**INPUT DATA:**
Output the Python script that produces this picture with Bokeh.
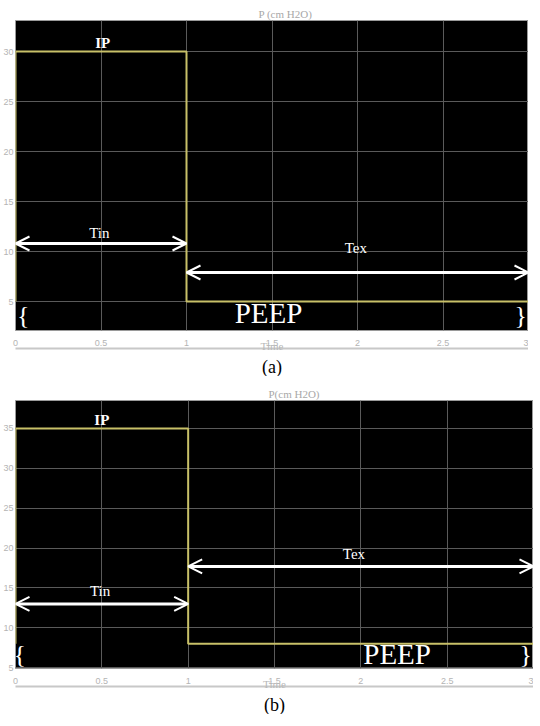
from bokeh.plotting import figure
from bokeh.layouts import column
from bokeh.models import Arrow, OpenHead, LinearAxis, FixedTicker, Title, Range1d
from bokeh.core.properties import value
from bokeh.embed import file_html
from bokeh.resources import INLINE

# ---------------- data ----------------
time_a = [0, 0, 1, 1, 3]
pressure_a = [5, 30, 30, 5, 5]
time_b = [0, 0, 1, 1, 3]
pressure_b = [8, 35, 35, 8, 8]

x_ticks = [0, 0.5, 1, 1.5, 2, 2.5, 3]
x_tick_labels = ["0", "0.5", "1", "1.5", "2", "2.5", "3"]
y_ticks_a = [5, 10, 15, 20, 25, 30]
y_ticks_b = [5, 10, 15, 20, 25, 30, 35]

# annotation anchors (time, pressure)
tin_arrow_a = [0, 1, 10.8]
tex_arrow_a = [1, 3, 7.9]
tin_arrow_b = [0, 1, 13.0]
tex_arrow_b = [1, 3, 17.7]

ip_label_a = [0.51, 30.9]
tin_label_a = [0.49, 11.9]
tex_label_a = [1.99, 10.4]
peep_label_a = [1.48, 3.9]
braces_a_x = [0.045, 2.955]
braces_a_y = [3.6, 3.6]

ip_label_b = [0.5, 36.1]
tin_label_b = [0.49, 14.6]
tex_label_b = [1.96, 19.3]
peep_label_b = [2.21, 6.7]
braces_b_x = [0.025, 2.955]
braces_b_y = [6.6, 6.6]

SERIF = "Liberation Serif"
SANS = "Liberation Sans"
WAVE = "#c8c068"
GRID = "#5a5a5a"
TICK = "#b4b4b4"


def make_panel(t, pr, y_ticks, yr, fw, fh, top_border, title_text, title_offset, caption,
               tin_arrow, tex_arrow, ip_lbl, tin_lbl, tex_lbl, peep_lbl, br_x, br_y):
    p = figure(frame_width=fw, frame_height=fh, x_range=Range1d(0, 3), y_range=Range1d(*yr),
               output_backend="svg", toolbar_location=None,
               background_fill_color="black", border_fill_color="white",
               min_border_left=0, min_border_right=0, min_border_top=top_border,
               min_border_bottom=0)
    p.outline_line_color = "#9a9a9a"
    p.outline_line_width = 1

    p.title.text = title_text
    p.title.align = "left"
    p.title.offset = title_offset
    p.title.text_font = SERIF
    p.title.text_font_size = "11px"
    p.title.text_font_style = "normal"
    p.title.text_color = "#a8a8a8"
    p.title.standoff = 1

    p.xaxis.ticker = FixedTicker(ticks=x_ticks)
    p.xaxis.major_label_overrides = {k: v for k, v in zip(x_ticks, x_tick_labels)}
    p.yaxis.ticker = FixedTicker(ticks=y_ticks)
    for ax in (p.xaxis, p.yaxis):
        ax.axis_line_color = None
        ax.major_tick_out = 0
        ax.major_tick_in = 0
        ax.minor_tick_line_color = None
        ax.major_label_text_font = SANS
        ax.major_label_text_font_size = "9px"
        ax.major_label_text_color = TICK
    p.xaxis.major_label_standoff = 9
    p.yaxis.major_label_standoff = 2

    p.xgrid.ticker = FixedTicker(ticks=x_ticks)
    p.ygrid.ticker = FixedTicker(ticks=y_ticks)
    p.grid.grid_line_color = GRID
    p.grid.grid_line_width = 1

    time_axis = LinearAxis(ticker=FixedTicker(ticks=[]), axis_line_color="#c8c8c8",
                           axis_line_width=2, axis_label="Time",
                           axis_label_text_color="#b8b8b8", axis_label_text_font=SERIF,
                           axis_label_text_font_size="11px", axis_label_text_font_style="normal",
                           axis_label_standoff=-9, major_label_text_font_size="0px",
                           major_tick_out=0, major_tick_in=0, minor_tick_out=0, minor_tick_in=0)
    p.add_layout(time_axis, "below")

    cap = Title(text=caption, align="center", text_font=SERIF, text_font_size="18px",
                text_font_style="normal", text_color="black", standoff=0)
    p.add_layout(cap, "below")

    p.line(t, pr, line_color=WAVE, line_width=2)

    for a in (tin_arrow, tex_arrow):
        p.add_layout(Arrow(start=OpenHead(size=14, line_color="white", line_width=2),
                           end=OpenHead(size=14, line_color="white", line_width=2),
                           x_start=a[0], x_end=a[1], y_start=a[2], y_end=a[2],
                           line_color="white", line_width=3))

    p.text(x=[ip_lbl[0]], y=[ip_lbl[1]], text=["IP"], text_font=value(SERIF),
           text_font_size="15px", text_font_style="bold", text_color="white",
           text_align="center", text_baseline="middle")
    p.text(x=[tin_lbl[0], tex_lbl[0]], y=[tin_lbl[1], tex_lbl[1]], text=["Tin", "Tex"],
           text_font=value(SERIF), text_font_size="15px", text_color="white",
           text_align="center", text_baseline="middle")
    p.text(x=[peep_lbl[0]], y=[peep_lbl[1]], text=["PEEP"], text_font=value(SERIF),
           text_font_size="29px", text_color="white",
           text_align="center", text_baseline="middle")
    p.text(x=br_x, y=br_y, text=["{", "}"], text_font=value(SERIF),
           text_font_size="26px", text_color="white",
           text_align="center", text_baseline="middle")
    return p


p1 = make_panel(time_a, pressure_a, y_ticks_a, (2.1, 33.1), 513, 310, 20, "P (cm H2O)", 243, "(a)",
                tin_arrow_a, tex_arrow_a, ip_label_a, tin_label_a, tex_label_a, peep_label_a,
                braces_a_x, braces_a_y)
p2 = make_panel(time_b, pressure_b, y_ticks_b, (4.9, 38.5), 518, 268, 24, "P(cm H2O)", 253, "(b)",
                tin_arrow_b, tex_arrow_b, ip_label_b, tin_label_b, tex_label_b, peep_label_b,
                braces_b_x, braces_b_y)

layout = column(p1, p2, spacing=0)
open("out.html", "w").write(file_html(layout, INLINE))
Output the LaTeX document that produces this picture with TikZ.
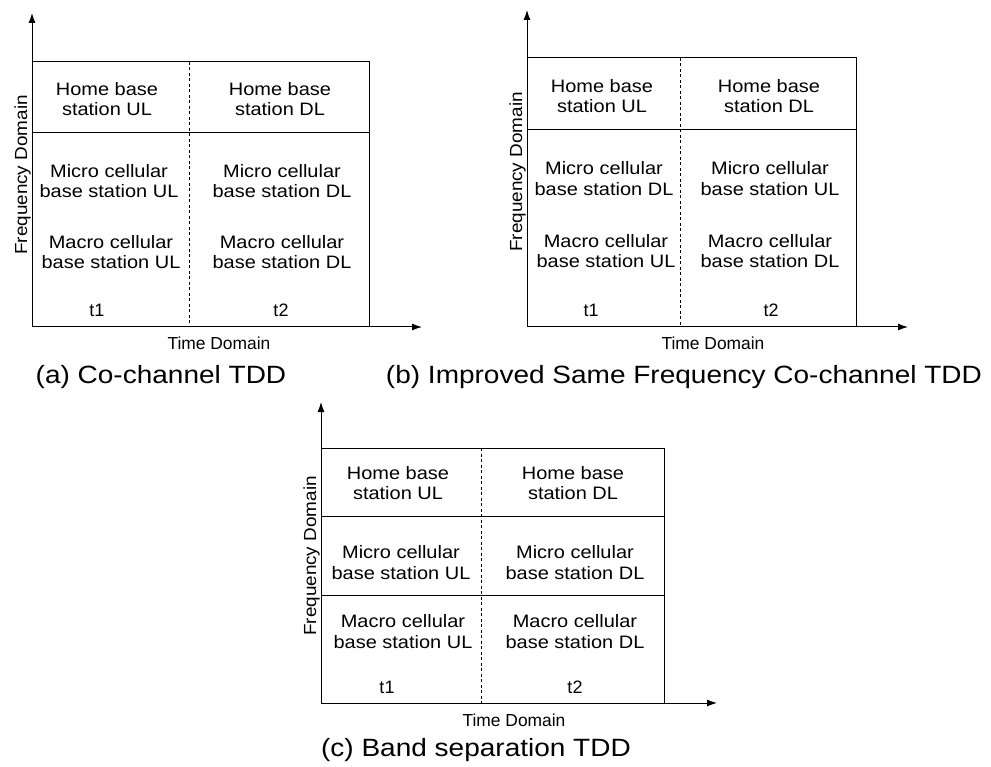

**TO BE DONE:**
Repeat all of the records verbatim, leaving out the pictures.

**WRITTEN ANSWER:**
Output the Python script that produces this picture with Bokeh.
from bokeh.plotting import figure
from bokeh.layouts import column
from bokeh.models import Arrow, OpenHead, LinearAxis, FixedTicker, Title, Range1d
from bokeh.core.properties import value
from bokeh.embed import file_html
from bokeh.resources import INLINE

# ---------------- data ----------------
time_a = [0, 0, 1, 1, 3]
pressure_a = [5, 30, 30, 5, 5]
time_b = [0, 0, 1, 1, 3]
pressure_b = [8, 35, 35, 8, 8]

x_ticks = [0, 0.5, 1, 1.5, 2, 2.5, 3]
x_tick_labels = ["0", "0.5", "1", "1.5", "2", "2.5", "3"]
y_ticks_a = [5, 10, 15, 20, 25, 30]
y_ticks_b = [5, 10, 15, 20, 25, 30, 35]

# annotation anchors (time, pressure)
tin_arrow_a = [0, 1, 10.8]
tex_arrow_a = [1, 3, 7.9]
tin_arrow_b = [0, 1, 13.0]
tex_arrow_b = [1, 3, 17.7]

ip_label_a = [0.51, 30.9]
tin_label_a = [0.49, 11.9]
tex_label_a = [1.99, 10.4]
peep_label_a = [1.48, 3.9]
braces_a_x = [0.045, 2.955]
braces_a_y = [3.6, 3.6]

ip_label_b = [0.5, 36.1]
tin_label_b = [0.49, 14.6]
tex_label_b = [1.96, 19.3]
peep_label_b = [2.21, 6.7]
braces_b_x = [0.025, 2.955]
braces_b_y = [6.6, 6.6]

SERIF = "Liberation Serif"
SANS = "Liberation Sans"
WAVE = "#c8c068"
GRID = "#5a5a5a"
TICK = "#b4b4b4"


def make_panel(t, pr, y_ticks, yr, fw, fh, top_border, title_text, title_offset, caption,
               tin_arrow, tex_arrow, ip_lbl, tin_lbl, tex_lbl, peep_lbl, br_x, br_y):
    p = figure(frame_width=fw, frame_height=fh, x_range=Range1d(0, 3), y_range=Range1d(*yr),
               output_backend="svg", toolbar_location=None,
               background_fill_color="black", border_fill_color="white",
               min_border_left=0, min_border_right=0, min_border_top=top_border,
               min_border_bottom=0)
    p.outline_line_color = "#9a9a9a"
    p.outline_line_width = 1

    p.title.text = title_text
    p.title.align = "left"
    p.title.offset = title_offset
    p.title.text_font = SERIF
    p.title.text_font_size = "11px"
    p.title.text_font_style = "normal"
    p.title.text_color = "#a8a8a8"
    p.title.standoff = 1

    p.xaxis.ticker = FixedTicker(ticks=x_ticks)
    p.xaxis.major_label_overrides = {k: v for k, v in zip(x_ticks, x_tick_labels)}
    p.yaxis.ticker = FixedTicker(ticks=y_ticks)
    for ax in (p.xaxis, p.yaxis):
        ax.axis_line_color = None
        ax.major_tick_out = 0
        ax.major_tick_in = 0
        ax.minor_tick_line_color = None
        ax.major_label_text_font = SANS
        ax.major_label_text_font_size = "9px"
        ax.major_label_text_color = TICK
    p.xaxis.major_label_standoff = 9
    p.yaxis.major_label_standoff = 2

    p.xgrid.ticker = FixedTicker(ticks=x_ticks)
    p.ygrid.ticker = FixedTicker(ticks=y_ticks)
    p.grid.grid_line_color = GRID
    p.grid.grid_line_width = 1

    time_axis = LinearAxis(ticker=FixedTicker(ticks=[]), axis_line_color="#c8c8c8",
                           axis_line_width=2, axis_label="Time",
                           axis_label_text_color="#b8b8b8", axis_label_text_font=SERIF,
                           axis_label_text_font_size="11px", axis_label_text_font_style="normal",
                           axis_label_standoff=-9, major_label_text_font_size="0px",
                           major_tick_out=0, major_tick_in=0, minor_tick_out=0, minor_tick_in=0)
    p.add_layout(time_axis, "below")

    cap = Title(text=caption, align="center", text_font=SERIF, text_font_size="18px",
                text_font_style="normal", text_color="black", standoff=0)
    p.add_layout(cap, "below")

    p.line(t, pr, line_color=WAVE, line_width=2)

    for a in (tin_arrow, tex_arrow):
        p.add_layout(Arrow(start=OpenHead(size=14, line_color="white", line_width=2),
                           end=OpenHead(size=14, line_color="white", line_width=2),
                           x_start=a[0], x_end=a[1], y_start=a[2], y_end=a[2],
                           line_color="white", line_width=3))

    p.text(x=[ip_lbl[0]], y=[ip_lbl[1]], text=["IP"], text_font=value(SERIF),
           text_font_size="15px", text_font_style="bold", text_color="white",
           text_align="center", text_baseline="middle")
    p.text(x=[tin_lbl[0], tex_lbl[0]], y=[tin_lbl[1], tex_lbl[1]], text=["Tin", "Tex"],
           text_font=value(SERIF), text_font_size="15px", text_color="white",
           text_align="center", text_baseline="middle")
    p.text(x=[peep_lbl[0]], y=[peep_lbl[1]], text=["PEEP"], text_font=value(SERIF),
           text_font_size="29px", text_color="white",
           text_align="center", text_baseline="middle")
    p.text(x=br_x, y=br_y, text=["{", "}"], text_font=value(SERIF),
           text_font_size="26px", text_color="white",
           text_align="center", text_baseline="middle")
    return p


p1 = make_panel(time_a, pressure_a, y_ticks_a, (2.1, 33.1), 513, 310, 20, "P (cm H2O)", 243, "(a)",
                tin_arrow_a, tex_arrow_a, ip_label_a, tin_label_a, tex_label_a, peep_label_a,
                braces_a_x, braces_a_y)
p2 = make_panel(time_b, pressure_b, y_ticks_b, (4.9, 38.5), 518, 268, 24, "P(cm H2O)", 253, "(b)",
                tin_arrow_b, tex_arrow_b, ip_label_b, tin_label_b, tex_label_b, peep_label_b,
                braces_b_x, braces_b_y)

layout = column(p1, p2, spacing=0)
open("out.html", "w").write(file_html(layout, INLINE))
Output the LaTeX document that produces this picture with TikZ.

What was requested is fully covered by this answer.